Arap ediplerinden Cahız isminde gayet çirkin bir adam vardı. Bu zat hiçbir zaman kendi çirkinliğini inkâr etmezdi. Herkes bunun farkındaydı. Bazen kıyaslama yapılırken “Cahız kadar çirkin” diye anlatılırdı.
Cahız bir gün Yemenden döndü. Dostları onun ziyaretine geldiler. Ondan “Yemende ne var, ne yok,”diye sordular. Cahız onlara;
  ”Size bir şey söyleyeyim mi? Yemen’de en güzel yüzlü adam bendim. Artık ötesini siz düşünün.”dedi. Cahız’ın yüzü çirkindi, fakat kalbi altın gibiydi. Bir gün Osman adında biri Cahız’a geldi, ondan önemli bir konuda tavsiye mektubu yazmasını istedi. Ve:
-“Üstadım, sizin falan zatla dost olduğunuzu duydum. Benim de onunla bitecek bir işim vardır, bana bir tavsiye mektubu yazar mısın?” dedi Cahız hemen cebinden bir kâğıtla kalem çıkardı ve bir şeyler yazdı, mektubu zarfa koydu ve ağzını mühürledi, Osman’a verdi. Osman mektubu aldı, sevindi, ona teşekkür ettikten sonra hemen yola koyuldu. Epey gittikten sonra durdu. Aklına bir şeyler geldi. Zarfı açıp, mektuba bakmaya karar verdi. “Acaba mektup da ne yazıyor” diye merak etti ve mektubu açtı. Elbette ki bu mektupta kendisi için övücü sözler olmalıydı. Mektubu okuyunca gözlerine inanamadı. Adeta şoke oldu. Düş kırıklığına uğradı. Mektupta:
”Bu mektubu sana getiren kişiyi hiç tanımam. Benden tavsiye mektubu istedi, bende yazdım ve başımdan savdım.”def-i bela” için bu satırları karaladım.
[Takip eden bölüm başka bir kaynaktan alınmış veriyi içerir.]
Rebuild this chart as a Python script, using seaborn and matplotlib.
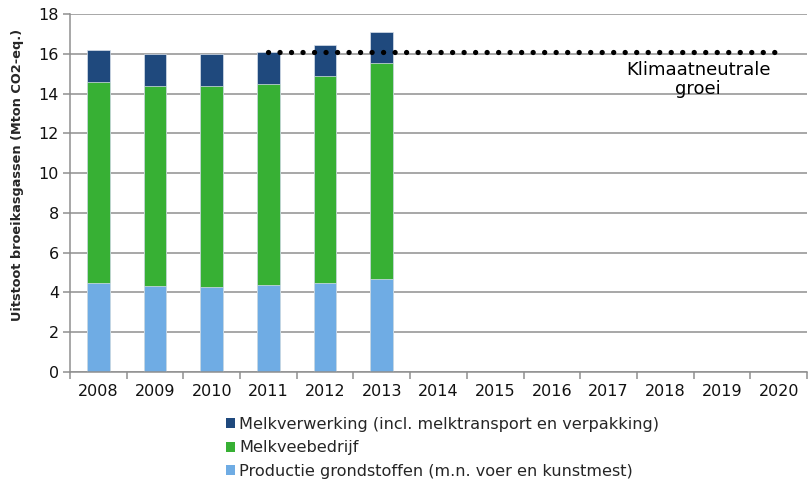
import pandas as pd
import numpy as np
import seaborn as sns
import matplotlib.pyplot as plt
from matplotlib.patches import Patch

# waarden (Mton CO2-eq.)
jaren = [str(j) for j in range(2008, 2021)]
data_jaren = ['2008', '2009', '2010', '2011', '2012', '2013']
grondstoffen = [4.47, 4.33, 4.25, 4.35, 4.48, 4.68]
veebedrijf = [10.10, 10.05, 10.12, 10.12, 10.40, 10.85]
verwerking = [1.61, 1.61, 1.60, 1.61, 1.56, 1.55]

neutraal_niveau = 16.1
neutraal_jaren = ['2011', '2020']

labels = ['Melkverwerking (incl. melktransport en verpakking)',
          'Melkveebedrijf',
          'Productie grondstoffen (m.n. voer en kunstmest)']
kleuren = ['#1F497D', '#37B034', '#6FACE4']

df = pd.DataFrame({'jaar': data_jaren,
                   'grond': grondstoffen,
                   'vee': veebedrijf,
                   'verw': verwerking})
df['top_vee'] = df['grond'] + df['vee']
df['totaal'] = df['top_vee'] + df['verw']

sns.set_theme(style='white')
plt.rcParams['font.family'] = ['DejaVu Sans']

fig = plt.figure(figsize=(8.08, 4.82), dpi=100)
ax = fig.add_axes([70 / 808, 110 / 482, 737 / 808, 358 / 482])

grijs = '#8f8f8f'
ax.set_axisbelow(True)
ax.yaxis.grid(True, color=grijs, linewidth=1.1)

for kolom, kleur in zip(['totaal', 'top_vee', 'grond'], kleuren):
    sns.barplot(data=df, x='jaar', y=kolom, order=jaren, color=kleur,
                width=0.4, saturation=1, edgecolor='#d8e0ea', linewidth=0.5,
                ax=ax)

# lijn klimaatneutrale groei
xs = [jaren.index(j) for j in neutraal_jaren]
ax.plot(xs, [neutraal_niveau] * 2, color='black', linewidth=3.8,
        linestyle=(0, (0.01, 2.17)), dash_capstyle='round')
ax.text(10.58, 14.72, 'Klimaatneutrale\ngroei', ha='center', va='center',
        fontsize=13, color='black', linespacing=1.1)

ax.set_xlim(-0.5, len(jaren) - 0.5)
ax.set_ylim(0, 18)
ax.set_yticks(range(0, 19, 2))
ax.set_xlabel('')
ax.set_ylabel('Uitstoot broeikasgassen (Mton CO2-eq.)', fontsize=9.3,
              fontweight='bold')
ax.yaxis.set_label_coords(-0.062, 0.55)

for kant in ['top', 'right']:
    ax.spines[kant].set_visible(False)
ax.spines['left'].set_color(grijs)
ax.spines['left'].set_linewidth(1.1)
ax.spines['bottom'].set_color(grijs)
ax.spines['bottom'].set_linewidth(1.1)

ax.tick_params(axis='y', left=True, length=5, width=1.1, color=grijs,
               labelsize=11.5, pad=3, labelcolor='#111111')
ax.tick_params(axis='x', bottom=False, labelsize=11.5, pad=3,
               labelcolor='#111111')
# streepjes tussen de categorieen
ax.set_xticks(np.arange(-0.5, len(jaren), 1), minor=True)
ax.tick_params(axis='x', which='minor', bottom=True, length=5, width=1.1,
               color=grijs)

handles = [Patch(facecolor=k, edgecolor='none') for k in kleuren]
fig.legend(handles, labels, loc='upper left', bbox_to_anchor=(226 / 808, 1 - 417 / 482),
           frameon=False, fontsize=11.6, handlelength=0.55, handleheight=0.55,
           handletextpad=0.25, labelspacing=0.52, borderaxespad=0, borderpad=0)

fig.savefig('out.png', dpi=100)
Onun isteği nedir bilmiyorum. Ona yardımcı olursanız, memnun olmam, yapmazsanız da üzülmem” diyordu. Bu durum karşısında Osman birden hiddetlendi ve geri döndü. Cahız’ın yanına geldi. Ve ona:
-“Efendi, ben senden tavsiye mektubu istedim. Beni rezil etmek için bir şeyler yazmışsın. Mademki isteksizdin, seni zorlayan yoktu. Elbette beni reddedebilirdiniz.”dedi. Cahız:
-“Ben sevdiğim dostlarıma bu tip mektupları yazarım. Onun işini böylece hallederim. Benim âdetim böyledir. Herkes beni böyle bilir, sen hiç merak etme” dedi. Osman Cahız’ın yanına yaklaştı. Onun yüzüne tükürdü. Ve sonrada:
-“Allah senin belanı versin.”dedi Cahız yüzünü sildi ve ona:
-“İyide ben neden bu çirkin hakarete maruz kaldım anlamadım.” dedi. Osman’da ona;
-“Beyim, ben de bir adama minnet duyarsam bu şekilde teşekkür ederim. Benim âdetimde böyledir. Bütün dostlarım beni böyle tanırlar” dedi ve sonunda işi tatlıya bağladılar.
Bu gün ülkemizde bu tip birçok” yüzüne tükürsen yağmur yağdı “diyenlere rastlamak mümkün değil midir?